The End of Bipolarity
Chapter 1 of Class 12 Political Science (Contemporary World Politics) examines the collapse of the Soviet Union and the Soviet-led Second World, tracing the Soviet system's structure, the causes of the USSR's disintegration in 1991, the painful shock therapy transitions to capitalism that followed, and what it all meant for India's foreign policy.
- 1The Berlin Wall, built in 1961 to separate East and West Berlin, was more than 150 km long, stood for 28 years, and was broken by the people on 9 November 1989, marking the beginning of the end of the communist bloc and the unification of Germany.
- 2The USSR was founded after the 1917 Russian Revolution on socialist principles: state ownership of land and productive assets, a centrally planned economy, and the Communist Party of the Soviet Union as the sole political party with no opposition allowed.
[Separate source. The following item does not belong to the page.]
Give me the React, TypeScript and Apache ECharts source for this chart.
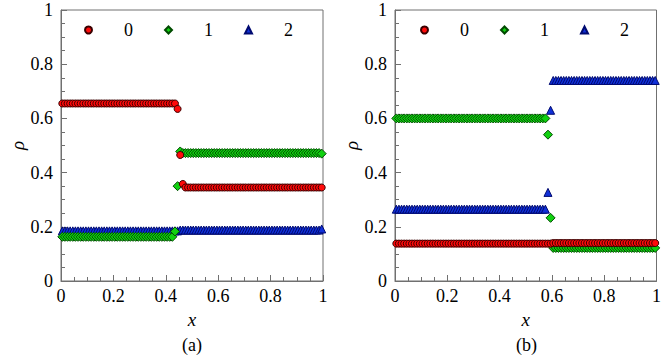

- 3Mikhail Gorbachev, General Secretary from March 1985, introduced perestroika (restructuring) and glasnost (openness) to modernise the system; he also withdrew Soviet troops from Afghanistan and Eastern Europe and helped unify Germany, but his reforms unleashed nationalist forces he could not control.
- 4In December 1991, Russia, Ukraine and Belarus declared the Soviet Union disbanded by annulling the 1922 founding treaty; the Commonwealth of Independent States (CIS) was formed, and Russia inherited the USSR's seat in the UN Security Council and all its international commitments.
- 5The Soviet economy stagnated due to the enormous cost of the arms race, maintaining satellite states in Eastern Europe and the five Central Asian Republics, the 1979 invasion of Afghanistan, rampant corruption, and a Communist Party that was unaccountable to the people for over 70 years.